Nobody's doing ++x > y, but they do something that looks reasonable like foo(x) > bar(x), where foo() and bar() return chars.
I might write something like "++x > y"; preincrement followed by comparison is a common operation.
(IMHO) For obscure cases, there's ideally some clearer version of the same behaviour that could be recommended to the developer - either helping them to find a potential error or to have them use a less ambiguous and easier to understand notation.
Much more likely is some code relying on it without realizing it, and getting "random" bugs for some input values.
Therefore, the author's conclusion that “the behavior is well-defined and every correct compiler must emit this output” is plain wrong.
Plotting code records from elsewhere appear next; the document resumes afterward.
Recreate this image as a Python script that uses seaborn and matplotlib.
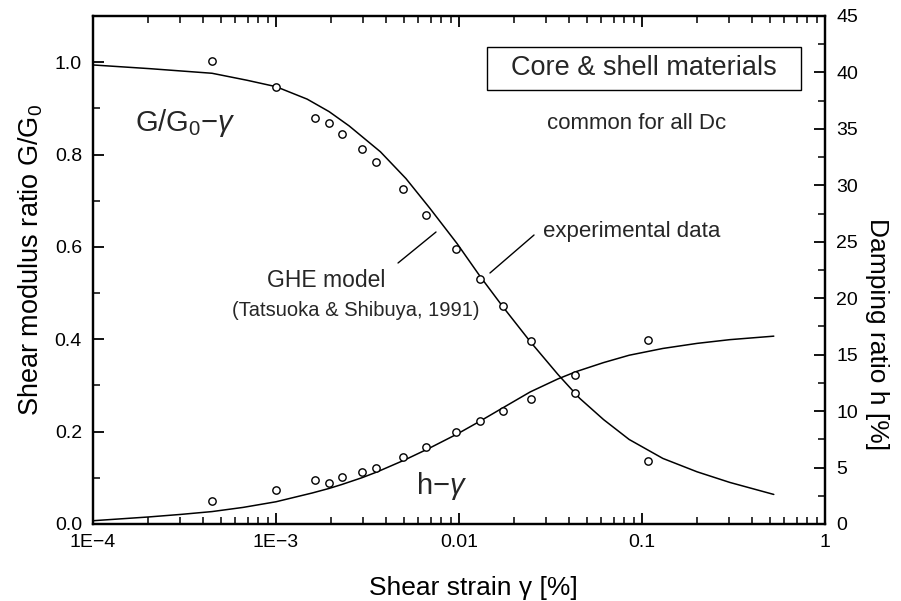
import numpy as np
import pandas as pd
import matplotlib
matplotlib.use("Agg")
import matplotlib.pyplot as plt
from matplotlib.patches import Rectangle
from matplotlib.ticker import FixedLocator, MultipleLocator, NullFormatter, LogLocator
import seaborn as sns

# ---------------- data ----------------
# experimental points: shear strain [%]
strain_pts = [4.47e-4, 1.0e-3, 1.63e-3, 1.95e-3, 2.29e-3, 2.95e-3, 3.53e-3,
              4.94e-3, 6.63e-3, 9.59e-3, 1.31e-2, 1.74e-2, 2.48e-2, 4.29e-2, 0.1074]
# G/G0 experimental
gg0_pts = [1.002, 0.947, 0.880, 0.869, 0.844, 0.813, 0.783,
           0.725, 0.669, 0.595, 0.531, 0.473, 0.397, 0.284, 0.137]
# damping ratio h [%] experimental
h_pts = [2.03, 2.98, 3.89, 3.65, 4.16, 4.57, 4.93,
         5.90, 6.80, 8.11, 9.11, 10.02, 11.05, 13.20, 16.33]

# GHE model curve G/G0
strain_g_curve = [1.0e-4, 2.04e-4, 4.47e-4, 6.92e-4, 1.0e-3, 1.48e-3, 1.95e-3, 2.51e-3,
                  3.72e-3, 5.13e-3, 6.92e-3, 9.77e-3, 1.30e-2, 1.74e-2, 2.45e-2, 3.47e-2,
                  4.57e-2, 6.17e-2, 8.51e-2, 0.130, 0.200, 0.302, 0.525]
gg0_curve = [0.994, 0.986, 0.976, 0.961, 0.947, 0.920, 0.893, 0.862,
             0.806, 0.748, 0.684, 0.607, 0.537, 0.470, 0.395, 0.324,
             0.272, 0.226, 0.183, 0.142, 0.113, 0.090, 0.064]

# GHE model curve h [%]
strain_h_curve = [1.0e-4, 2.0e-4, 3.02e-4, 4.47e-4, 6.61e-4, 1.0e-3, 1.58e-3, 1.95e-3,
                  2.29e-3, 2.95e-3, 3.55e-3, 5.01e-3, 6.76e-3, 9.77e-3, 1.30e-2, 1.74e-2,
                  2.45e-2, 3.47e-2, 4.37e-2, 6.17e-2, 8.51e-2, 0.130, 0.200, 0.302, 0.525]
h_curve = [0.29, 0.62, 0.85, 1.10, 1.47, 1.97, 2.75, 3.15,
           3.50, 4.10, 4.60, 5.65, 6.65, 7.97, 9.10, 10.30,
           11.70, 12.85, 13.50, 14.30, 14.95, 15.55, 16.00, 16.33, 16.64]

x_ticks = [1e-4, 1e-3, 1e-2, 1e-1, 1]
x_ticklabels = ["1E\u22124", "1E\u22123", "0.01", "0.1", "1"]
gg0_ticks = [0.0, 0.2, 0.4, 0.6, 0.8, 1.0]
gg0_ticklabels = ["0.0", "0.2", "0.4", "0.6", "0.8", "1.0"]
h_ticks = [0, 5, 10, 15, 20, 25, 30, 35, 40, 45]

# ---------------- style ----------------
sns.set_theme(style="ticks")
plt.rcParams['font.family'] = ['Liberation Sans', 'DejaVu Sans']
plt.rcParams['mathtext.fontset'] = 'custom'
plt.rcParams['mathtext.rm'] = 'Liberation Sans'
plt.rcParams['mathtext.it'] = 'Liberation Sans:italic'
plt.rcParams['mathtext.default'] = 'rm'

fig = plt.figure(figsize=(9.01, 6.01), dpi=100)
L, R, T, B = 93, 825, 16, 524
ax = fig.add_axes([L / 901, 1 - B / 601, (R - L) / 901, (B - T) / 601])
ax2 = ax.twinx()

# ---------------- plot ----------------
dg = pd.DataFrame({"strain": strain_g_curve, "G": gg0_curve})
dh = pd.DataFrame({"strain": strain_h_curve, "h": h_curve})
dp = pd.DataFrame({"strain": strain_pts, "G": gg0_pts, "h": h_pts})

sns.lineplot(data=dg, x="strain", y="G", ax=ax, color="black", lw=1.1,
             sort=False, estimator=None, zorder=2)
sns.scatterplot(data=dp, x="strain", y="G", ax=ax, marker="o", color="white",
                edgecolor="black", linewidth=1.0, s=28, zorder=3)
sns.lineplot(data=dh, x="strain", y="h", ax=ax2, color="black", lw=1.1,
             sort=False, estimator=None, zorder=2)
sns.scatterplot(data=dp, x="strain", y="h", ax=ax2, marker="o", color="white",
                edgecolor="black", linewidth=1.0, s=28, zorder=3)

# ---------------- axes ----------------
ax.set_xscale("log")
ax.set_xlim(1e-4, 1)
ax.set_ylim(0, 1.1)
ax2.set_ylim(0, 45)

ax.xaxis.set_major_locator(FixedLocator(x_ticks))
ax.set_xticklabels(x_ticklabels)
ax.xaxis.set_minor_locator(LogLocator(base=10, subs=np.arange(2, 10)))
ax.xaxis.set_minor_formatter(NullFormatter())

ax.yaxis.set_major_locator(FixedLocator(gg0_ticks))
ax.set_yticklabels(gg0_ticklabels)
ax.yaxis.set_minor_locator(MultipleLocator(0.1))
ax2.yaxis.set_major_locator(FixedLocator(h_ticks))
ax2.set_yticklabels([str(v) for v in h_ticks])
ax2.yaxis.set_minor_locator(MultipleLocator(2.5))

for a in (ax, ax2):
    for s in a.spines.values():
        s.set_linewidth(1.6)
        s.set_color("black")

ax.tick_params(axis="x", which="both", direction="in", top=True, bottom=True,
               colors="black", labelsize=14, pad=7)
ax.tick_params(axis="y", which="both", direction="in", left=True, right=False,
               colors="black", labelsize=14, pad=8)
ax2.tick_params(axis="y", which="both", direction="in", right=True, left=False,
                colors="black", labelsize=14, pad=8)
for a in (ax, ax2):
    a.tick_params(which="major", length=8, width=1.3)
    a.tick_params(which="minor", length=5, width=1.1)

ax.set_xlabel("Shear strain \u03b3 [%]", fontsize=19, color="black")
ax.xaxis.set_label_coords(0.52, -0.103)
ax.set_ylabel("Shear modulus ratio G/G$_0$", fontsize=19.5, color="black")
ax.yaxis.set_label_coords(-0.066, 0.52)
ax2.set_ylabel("Damping ratio h [%]", fontsize=19, color="black", rotation=270,
               va="bottom")
ax2.yaxis.set_label_coords(1.055, 0.374)

# ---------------- annotations ----------------
ax.text(0.0574, 0.789, "G/G$_0$\u2212$\\mathit{\u03b3}$", transform=ax.transAxes,
        fontsize=21, ha="left", va="center")
ax.text(0.441, 0.0748, "h\u2212$\\mathit{\u03b3}$", transform=ax.transAxes,
        fontsize=21, ha="left", va="center")

ax.add_patch(Rectangle((0.5383, 0.8543), 0.429, 0.0846, transform=ax.transAxes,
                       fill=False, edgecolor="black", lw=1.0, zorder=4))
ax.text(0.753, 0.897, "Core & shell materials", transform=ax.transAxes,
        fontsize=19.5, ha="center", va="center")
ax.text(0.742, 0.789, "common for all Dc", transform=ax.transAxes,
        fontsize=16, ha="center", va="center")

ax.text(0.615, 0.575, "experimental data", transform=ax.transAxes,
        fontsize=16, ha="left", va="center")
ax.plot([0.6025, 0.5423], [0.5689, 0.4941], transform=ax.transAxes,
        color="black", lw=1.0)
ax.text(0.318, 0.480, "GHE model", transform=ax.transAxes,
        fontsize=16.5, ha="center", va="center")
ax.text(0.359, 0.421, "(Tatsuoka & Shibuya, 1991)", transform=ax.transAxes,
        fontsize=14.5, ha="center", va="center")
ax.plot([0.4167, 0.4686], [0.5138, 0.5748], transform=ax.transAxes,
        color="black", lw=1.0)

fig.savefig("out.png", dpi=100)
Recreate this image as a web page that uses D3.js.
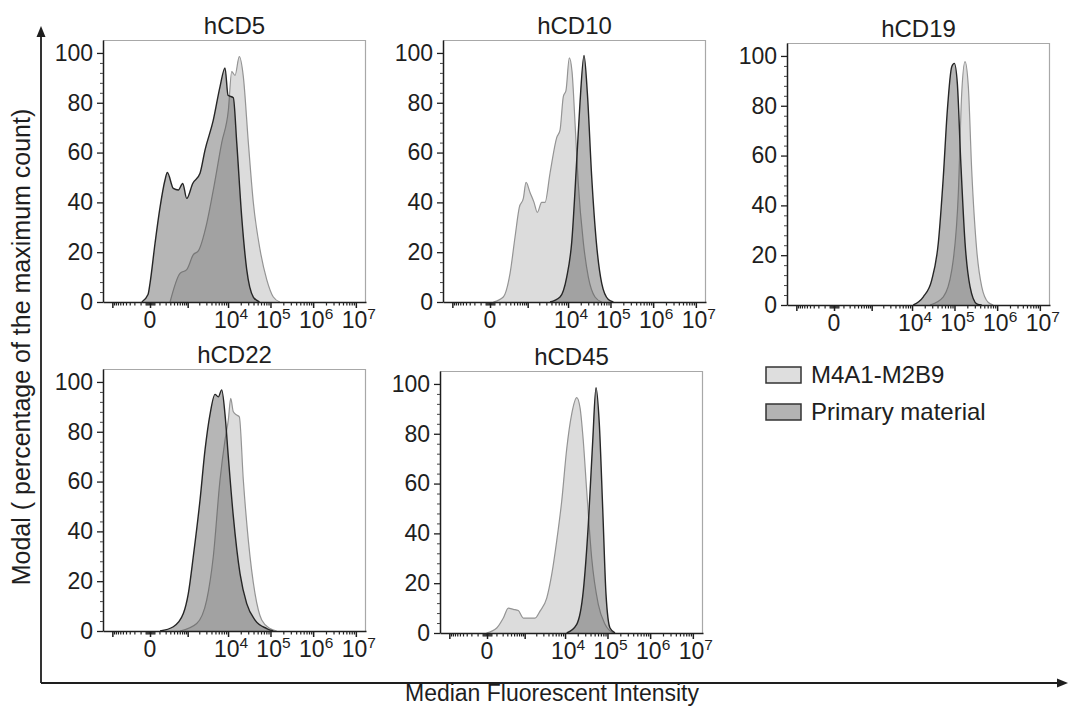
<!DOCTYPE html>
<html lang="en">
<head>
<meta charset="UTF-8">
<title>Marker histograms</title>
<script src="https://d3js.org/d3.v7.min.js"></script>
<style>
  body { margin: 0; background: #fff; }
  svg text { font-family: "Liberation Sans", Arial, sans-serif; fill: #1e1e1e; }
</style>
</head>
<body>
<div id="chart"></div>
<script>
const panelNames = ["hCD5", "hCD10", "hCD19", "hCD22", "hCD45"];
const seriesNames = ["M4A1-M2B9", "Primary material"];

// histograms: [fluorescence intensity, % of max count]
const cd5Model = [[294,0],[610,11.5],[943,13],[1410,19],[1890,20.5],[3070,31.6],[4440,45],[7070,64],[10170,77],[12230,92.5],[14650,91],[18500,98.5],[23000,90.5],[30200,64],[39540,40],[56900,21],[81700,9],[116700,2],[166000,0]];
const cd5Primary = [[-84,0],[-17,3],[0,7.5],[47,23.6],[108,38],[188,49],[233,52],[380,45.6],[544,45],[730,47.6],[943,41.6],[1360,47.6],[2090,51.7],[2780,61],[4430,73],[6440,86.5],[8470,94],[10000,83],[13350,82],[16080,64],[21100,34],[27660,13],[39540,2],[55300,0]];

const cd10Model = [[30,0],[158,2],[294,11.5],[430,26],[582,38],[760,41.6],[903,48],[1155,44],[1470,40],[1785,36],[2300,40],[2780,40],[3690,51.7],[5360,66],[6440,69],[7720,82.5],[8950,85],[10730,98],[12440,92.5],[14650,72],[17420,48],[23000,24],[30200,10],[43370,2],[62300,0]];
const cd10Primary = [[3690,0],[6440,2],[9300,10],[12230,24],[16080,57],[19200,80],[23900,99],[28600,84],[36300,50],[46600,24],[62300,7.5],[89200,1],[117000,0]];

const cd19Model = [[26600,0],[54700,3.3],[86250,14],[123200,45],[147800,85],[176800,97.7],[211200,87.7],[253700,54],[332600,22],[434900,7.4],[621200,1],[813100,0]];
const cd19Primary = [[10720,0],[18510,3.3],[29200,10],[41770,25],[54700,51.5],[67900,78],[86250,95.7],[99200,97],[116700,89],[140100,58],[176800,25],[231600,7.4],[332600,0.5],[434900,0]];

const cd22Model = [[610,0],[1724,3],[3065,12.5],[4440,30],[6430,60.6],[8471,76.7],[10150,84.7],[11580,93.4],[13350,88],[16050,86.7],[18510,86],[22990,60.6],[30150,36.5],[43370,15],[62300,4.4],[97546,1],[140100,0]];
const cd22Primary = [[108,0],[380,1.7],[759,7],[1040,15],[1410,30],[2090,52.6],[2783,72.7],[3690,87],[4879,95],[5860,94],[7070,96.8],[8471,87],[10150,70],[13350,46],[19220,23],[27660,11],[43370,4.4],[81700,1],[116700,0]];

const cd45Model = [[-5,0],[104,2],[213,6],[325,10],[473,9.5],[666,9],[919,6],[1250,6],[1860,6],[2483,8.8],[3630,14],[4800,23.5],[6330,37],[8340,53],[10970,74],[14410,88],[18910,94.5],[22620,90.5],[27060,77],[32550,57],[42650,30],[60900,11.5],[87600,3.5],[137100,0]];
const cd45Primary = [[10970,0],[18910,3.5],[27060,17],[35480,43.6],[45000,77],[53800,98.5],[64300,84],[77300,50],[92400,15.5],[114760,2],[150200,0]];

const yTicks = [0, 20, 40, 60, 80, 100];
const xLabelTicks = [0, 1e4, 1e5, 1e6, 1e7];
const xMajorTicks = [-1000, 0, 1000, 1e4, 1e5, 1e6, 1e7];

const panels = [
    { name: panelNames[0], left: 103, top: 40,  model: cd5Model,  primary: cd5Primary },
    { name: panelNames[1], left: 443, top: 40,  model: cd10Model, primary: cd10Primary },
    { name: panelNames[2], left: 787, top: 43,  model: cd19Model, primary: cd19Primary },
    { name: panelNames[3], left: 103, top: 369, model: cd22Model, primary: cd22Primary },
    { name: panelNames[4], left: 440, top: 371, model: cd45Model, primary: cd45Primary }
];

const width = 1076, height = 709;
const pw = 263, ph = 262;

const svg = d3.select("#chart").append("svg")
    .attr("width", width)
    .attr("height", height);

const x = d3.scaleSymlog().constant(151).domain([-1755, 1.73e7]).range([0, pw]);
const y = d3.scaleLinear().domain([0, 105.2]).range([ph, 0]);

// minor ticks for the biexponential axis
const xMinorTicks = [];
[-40, -30, -20, -10, 10, 20, 30, 40].forEach(v => xMinorTicks.push(v));
for (let k = 1; k <= 9; k++) xMinorTicks.push(-k * 100);
[100, 1000, 10000, 100000, 1000000].forEach(d => {
    for (let k = 1; k <= 9; k++) {
        const v = k * d;
        if (!xMajorTicks.includes(v)) xMinorTicks.push(v);
    }
});
const yMinorTicks = d3.range(0, 101, 4).filter(v => !yTicks.includes(v));

const area = d3.area()
    .x(d => x(d[0]))
    .y0(y(0))
    .y1(d => y(d[1]))
    .curve(d3.curveMonotoneX);
const line = d3.line()
    .x(d => x(d[0]))
    .y(d => y(d[1]))
    .curve(d3.curveMonotoneX);

panels.forEach(p => {
    const g = svg.append("g").attr("transform", `translate(${p.left},${p.top})`);

    // histograms
    g.append("path").datum(p.model).attr("d", area).attr("fill", "#dcdcdc");
    g.append("path").datum(p.model).attr("d", line)
        .attr("fill", "none").attr("stroke", "#949494").attr("stroke-width", 1.2);
    g.append("path").datum(p.primary).attr("d", area).attr("fill", "rgba(80,80,80,0.42)");
    g.append("path").datum(p.primary).attr("d", line)
        .attr("fill", "none").attr("stroke", "#262626").attr("stroke-width", 1.4);

    // frame top and right
    g.append("path")
        .attr("d", `M0,0.5H${pw - 0.5}V${ph}`)
        .attr("fill", "none").attr("stroke", "#a8a8a8").attr("stroke-width", 1.2);

    // y axis
    const ya = g.append("g")
        .call(d3.axisLeft(y).tickValues(yTicks).tickSize(6).tickSizeOuter(0).tickPadding(4));
    ya.attr("font-size", 23).attr("font-family", null);
    ya.select(".domain").attr("stroke", "#1e1e1e").attr("stroke-width", 1.5);
    ya.selectAll(".tick line").attr("stroke", "#1e1e1e").attr("stroke-width", 1.3);
    ya.selectAll(".tick text").attr("fill", "#1e1e1e");
    const ym = g.append("g")
        .call(d3.axisLeft(y).tickValues(yMinorTicks).tickSize(3).tickFormat(""));
    ym.select(".domain").remove();
    ym.selectAll(".tick line").attr("stroke", "#444");

    // x axis
    const xa = g.append("g").attr("transform", `translate(0,${ph})`)
        .call(d3.axisBottom(x).tickValues(xMajorTicks).tickSize(6).tickSizeOuter(0).tickFormat(""));
    xa.select(".domain").attr("stroke", "#1e1e1e").attr("stroke-width", 1.5);
    xa.selectAll(".tick line").attr("stroke", "#1e1e1e").attr("stroke-width", 1.5);
    const xm = g.append("g").attr("transform", `translate(0,${ph})`)
        .call(d3.axisBottom(x).tickValues(xMinorTicks).tickSize(3.5).tickFormat(""));
    xm.select(".domain").remove();
    xm.selectAll(".tick line").attr("stroke", "#222").attr("stroke-width", 1.2);

    xLabelTicks.forEach(v => {
        const t = g.append("text")
            .attr("x", x(v) + (v === 0 ? 0 : 3))
            .attr("y", ph + 26)
            .attr("text-anchor", "middle")
            .attr("font-size", 23);
        if (v === 0) {
            t.text("0");
        } else {
            t.append("tspan").text("10");
            t.append("tspan").attr("dy", -9).attr("font-size", 15.5)
                .text(Math.round(Math.log10(v)));
        }
    });

    // title
    g.append("text")
        .attr("x", pw / 2)
        .attr("y", -6)
        .attr("text-anchor", "middle")
        .attr("font-size", 24)
        .text(p.name);
});

// shared axes arrows
svg.append("path")
    .attr("d", "M41,683V34 M41,683H1060")
    .attr("fill", "none").attr("stroke", "#1e1e1e").attr("stroke-width", 1.8);
svg.append("path").attr("d", "M41,26L36.5,37H45.5Z").attr("fill", "#1e1e1e");
svg.append("path").attr("d", "M1068,683L1057,678.5V687.5Z").attr("fill", "#1e1e1e");

svg.append("text")
    .attr("transform", "translate(21,347) rotate(-90)")
    .attr("text-anchor", "middle")
    .attr("dy", "0.35em")
    .attr("font-size", 25)
    .text("Modal ( percentage of the maximum count)");

svg.append("text")
    .attr("x", 552)
    .attr("y", 701)
    .attr("text-anchor", "middle")
    .attr("font-size", 23)
    .text("Median Fluorescent Intensity");

// legend
const legendFills = ["#dedede", "#b3b3b3"];
const legend = svg.selectAll(".legend")
    .data(seriesNames)
    .enter().append("g")
    .attr("class", "legend")
    .attr("transform", (d, i) => `translate(766,${367 + i * 37})`);
legend.append("rect")
    .attr("width", 35).attr("height", 16)
    .attr("fill", (d, i) => legendFills[i])
    .attr("stroke", "#333").attr("stroke-width", 1.5);
legend.append("text")
    .attr("x", 45).attr("y", 16)
    .attr("font-size", 24)
    .text(d => d);
</script>
</body>
</html>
A correct compiler might emit a signal instead of outputting anything.
(However, printing 1 for the last case is still wrong, because there is no possible way for ++x to yield a value greater than INT_MAX, so this cannot be consistent with any implementation-defined behaviour.)
Sorry couldn't find a link that wasn't behind a paywall but here is one for reference.
#if ((char)CHAR_MAX) + 1 > ((char)CHAR_MAX)
/* some code here */
/* some code here */
Section 6.10.1, paragraph 4: "... For the purposes of this token conversion and evaluation, all signed integer types and all unsigned integer types act as if they have the same represenation as, respectively, the types intmax_t and uintmax_t..."
Inside preprocessor directives, your chars aren't chars any more.
++x increment than use the value x.
x++ use the value x then increment.
int i = 0;
printf("%i %i", i++, ++i); // prints "0 2"
[EDIT] Turns out this is a bad example, as "the order in which function arguments are evaluated is undefined" (cf. below)
Correct is :
int i = 0;
printf("%i", i++); // prints 0
printf("%i", ++i); // prints 2
You can use a comma in other expressions to introduce a sequence point: http://c-faq.com/~scs/cgi-bin/faqcat.cgi?sec=expr#seqpoints
You surely are right. I wanted to give a quick example, turns out it was a bad one. Next time I'll write :
Given that you were making a point on an article about the complexity of C, I'd say it was an unintentionally excellent example.
i = i++;
Is there any rule saying that args to a function have to be evaluated in a particular order - ie is ',' a function point?
x++ evaluates to x's old (pre-incremented) value.
He does assume sizeof(int) > sizeof(char), which is true on all platforms he has tried. It would be undefined on an AVR or other microcontroller where sizeof(int) == sizeof(char) though.
Just noting that ints are 16 bits wide in AVR-GCC, unless you use the -mint8 option which violates C standards.